Ascoltare un processo musicale che si svolge con estrema gradualità mi consente di prestare attenzione a esso, ma esso si estende sempre oltre le mie capacità di percezione, il che rende interessante riascoltare lo stesso processo musicale più volte. Con esso mi riferisco a quel settore di sviluppo di ogni processo musicale graduale (e completamente controllato) in cui si possono udire i dettagli del suono allontanarsi dalle intenzioni e seguire la propria indipendente logica acustica.

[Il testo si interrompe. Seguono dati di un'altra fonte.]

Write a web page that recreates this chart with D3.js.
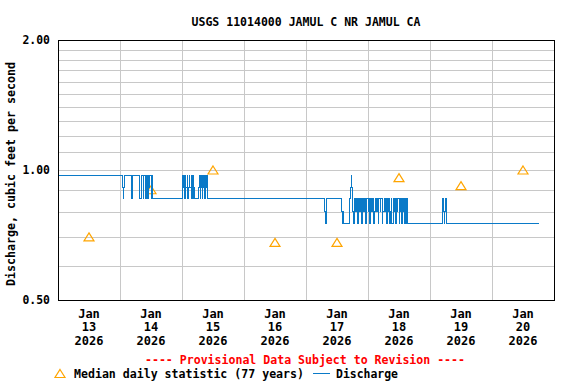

Comincio a percepire questi dettagli minuti quando riesco a sostenere un'alta concentrazione, e quando un processo graduale la induce. Per "graduale" intendo estremamente graduale; un processo che si svolge con tale lentezza e gradualità che ascoltarlo è simile all'osservazione della lancetta dei minuti di un orologio - se ne può percepire il movimento solo dopo averla osservata per qualche tempo.
Anche varie musiche modali che oggi godono di una certa popolarità, come la musica classica indiana e il rock psichedelico, ci inducono a prestare attenzione ai minimi dettagli del suono. Essendo modali, con un centro tonale costante e con l'effetto di un bordone ipnotico e ripetitivo, tendono naturalmente a concentrarsi su questi dettagli piuttosto che sulla modulazione tonale, sul contrappunto o su altre tecniche tipicamente occidentali. Ma queste musiche modali restano schemi più o meno rigidi per l'improvvisazione: non sono dei processi.
La caratteristica dei processi musicali è che determinano simultaneamente tutti i dettagli, nota per nota, e la forma complessiva. Non si può improvvisare in un processo musicale: i due concetti si escludono a vicenda.
Quando si esegue o si ascolta un processo musicale graduale si partecipa a una specie particolare di rito liberatorio e impersonale. Concentrarsi sul processo musicale consente di trasferire l'attenzione dal lui, dal lei, dal tu e dall'io verso l'esterno: sull'esso.